In a powder coating system, articles to be coated are normally conveyed through a powder booth. There an electrostatic charge is imparted to the powder particles and the charged particles are delivered to the object to be coated. The object is maintained at ground potential so that the charged particles adhere to the object because of the force induced between the charged particles and the grounded object. A significant percentage of the particles delivered toward the workpiece do not adhere to it and drop to the bottom of the powder booth. Those particles are recirculated through the powder transport system for reuse.
The charging and delivery system for the powder has primarily been by the use of electrostatic guns. Each gun usually has a passageway of circular cross section through which powder, entrained in a stream of air, passes. Electrodes within the passageway create a corona discharge which ionizes the air surrounding the electrodes. The particles, entrained in the air, collide with the ions in the air and acquire these ionic charges.

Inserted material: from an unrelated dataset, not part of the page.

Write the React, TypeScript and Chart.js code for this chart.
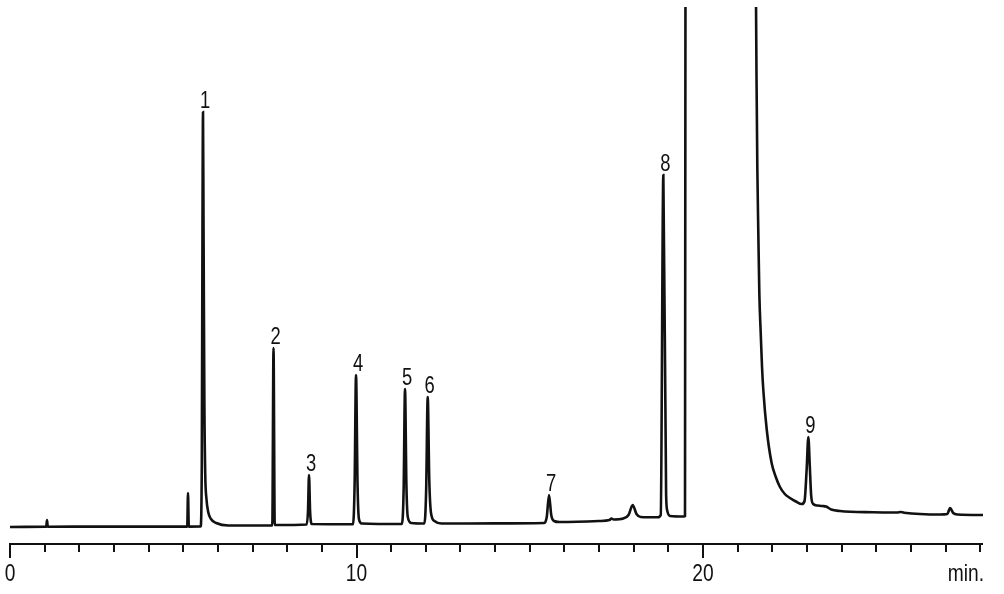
import React, { useEffect, useRef } from "react";
import { Chart, registerables } from "chart.js";

Chart.register(...registerables);

// Retention time (min) of each recorded trace point
const traceTimes: number[] = [
  0.0, 1.0, 1.045, 1.068, 1.09, 2.5, 4.0, 5.115, 5.137, 5.16,
  5.5, 5.535, 5.555, 5.57, 5.585, 5.61, 5.635, 5.67, 5.72, 5.8, 5.95, 6.3,
  7.0, 7.57, 7.605, 7.64, 7.7,
  8.56, 8.6, 8.629, 8.66, 8.71,
  9.9, 9.945, 9.986, 10.03, 10.07, 10.15,
  11.31, 11.36, 11.4, 11.44, 11.48, 11.58,
  11.96, 12.01, 12.055, 12.1, 12.15, 12.25, 12.45,
  14.0, 15.42, 15.49, 15.556, 15.62, 15.7, 15.85,
  17.0, 17.3, 17.36, 17.42, 17.7, 17.85, 17.97, 18.08, 18.2, 18.7,
  18.78, 18.855, 18.935, 18.97, 19.05, 19.45, 19.48, 19.5,
  20.5, 21.5, 21.53, 21.55, 21.567, 21.596, 21.625, 21.665, 21.703, 21.74,
  21.84, 21.98, 22.1, 22.22, 22.36, 22.51, 22.68, 22.85,
  22.93, 22.99, 23.04, 23.08, 23.12, 23.18, 23.3, 23.45, 23.55, 23.7, 23.95,
  24.9, 25.6, 25.7, 25.8, 26.84, 27.05, 27.13, 27.22, 27.35, 28.08,
];

// Detector signal (arbitrary units) at each trace point
const traceSignal: number[] = [
  -2, -1.8, -1.7, 5, -1.7, -1.6, -1.6, -1.6, 32, -1.6,
  -1.5, 60, 300, 413, 300, 120, 50, 26, 13, 6, 2, -0.5,
  -0.5, -0.4, 177, 0, 0,
  0.5, 14, 50, 14, 1,
  0.8, 40, 150, 40, 6, 1.5,
  1, 35, 136, 40, 8, 2,
  1.5, 35, 128, 45, 12, 4, 1.5,
  1.6, 2, 8, 30, 10, 4, 3,
  4, 5, 6.5, 5.5, 6.5, 10, 20, 11, 8, 7.7,
  10, 350, 30, 14, 9, 8.5, 9, 800,
  3000, 900, 518, 425, 358, 292, 232, 192, 158, 135,
  95, 62, 48, 38, 31, 27, 23.5, 21,
  24, 55, 88, 60, 30, 21, 19.5, 19, 18.5, 15.5, 14,
  12.7, 12.5, 13, 12.3, 10.5, 11, 17, 12, 10.5, 10,
];

// Numbered peaks and their apex retention times
const peakLabels: string[] = ["1", "2", "3", "4", "5", "6", "7", "8", "9"];
const peakApexTimes: number[] = [5.57, 7.605, 8.629, 9.986, 11.4, 12.055, 15.556, 18.855, 23.04];

// Axis
const xTickLabels: number[] = [0, 10, 20];
const xUnitLabel = "min.";
const X_MIN = 0;
const X_MAX = 28.08;
const Y_MIN = -19;
const Y_MAX = 518;

const FONT = "'Liberation Sans Narrow', 'Arial Narrow', 'Liberation Sans', sans-serif";
const INK = "#111";
const CONDENSE = 0.8;

function condensedText(ctx: CanvasRenderingContext2D, text: string, x: number, y: number) {
  ctx.save();
  ctx.translate(x, y);
  ctx.scale(CONDENSE, 1);
  ctx.fillText(text, 0, 0);
  ctx.restore();
}

const chromPlugin = {
  id: "chromDecor",
  afterDatasetsDraw(chart: any) {
    const { ctx, chartArea: a, scales } = chart;
    const x = scales.x;
    const y = scales.y;
    ctx.save();
    ctx.strokeStyle = INK;
    ctx.lineWidth = 2;
    ctx.beginPath();
    ctx.moveTo(a.left - 1, a.bottom);
    ctx.lineTo(a.right, a.bottom);
    ctx.stroke();
    for (let t = Math.ceil(X_MIN); t <= Math.floor(X_MAX); t++) {
      const px = Math.round(x.getPixelForValue(t));
      const len = t % 10 === 0 ? 14 : 8;
      ctx.beginPath();
      ctx.moveTo(px, a.bottom);
      ctx.lineTo(px, a.bottom + len);
      ctx.stroke();
    }
    ctx.fillStyle = INK;
    ctx.font = `24px ${FONT}`;
    ctx.textBaseline = "alphabetic";
    ctx.textAlign = "center";
    xTickLabels.forEach((v) => condensedText(ctx, String(v), x.getPixelForValue(v), a.bottom + 37));
    ctx.textAlign = "right";
    condensedText(ctx, xUnitLabel, a.right + 1, a.bottom + 37);

    ctx.font = `23px ${FONT}`;
    ctx.textAlign = "center";
    peakLabels.forEach((lab, i) => {
      const t = peakApexTimes[i];
      const idx = traceTimes.indexOf(t);
      const v = traceSignal[idx];
      condensedText(ctx, lab, x.getPixelForValue(t) + 2, y.getPixelForValue(v) - 4);
    });
    ctx.restore();
  },
};

export default function App() {
  const canvasRef = useRef<HTMLCanvasElement | null>(null);

  useEffect(() => {
    if (!canvasRef.current) return;
    const data = traceTimes.map((t, i) => ({ x: t, y: traceSignal[i] }));
    const chart = new Chart(canvasRef.current, {
      type: "line",
      data: {
        datasets: [
          {
            data,
            borderColor: INK,
            borderWidth: 2.6,
            pointRadius: 0,
            fill: false,
            cubicInterpolationMode: "monotone",
          },
        ],
      },
      options: {
        animation: false,
        responsive: false,
        devicePixelRatio: 1,
        layout: { padding: { left: 10, right: 21, top: 7, bottom: 50 } },
        plugins: { legend: { display: false }, tooltip: { enabled: false } },
        scales: {
          x: { type: "linear", min: X_MIN, max: X_MAX, display: false },
          y: { type: "linear", min: Y_MIN, max: Y_MAX, display: false },
        },
      },
      plugins: [chromPlugin],
    });
    return () => chart.destroy();
  }, []);

  return (
    <div style={{ position: "fixed", left: 0, top: 0, width: 1004, height: 594, background: "#fff" }}>
      <canvas ref={canvasRef} width={1004} height={594} style={{ display: "block" }} />
    </div>
  );
}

The gun electrode is maintained at 30 kV to 100 kV DC with respect to the workpiece, which is normally maintained at ground potential. The high voltage between the gun electrode and the workpiece creates an electric field. The charged particles tend to follow the electric lines of force created by the electric field between the gun and the workpiece.
The foregoing system which has been generally described and which is in widespread use has several disadvantages.
One of the disadvantages is referred to as Faraday caging. The electric force lines between the gun and the workpiece do not penetrate well into recesses in the workpiece. As a consequence, the powder which tends to follow the electrical force lines does not penetrate well into the recesses resulting in uneven coating thickness throughout the workpiece.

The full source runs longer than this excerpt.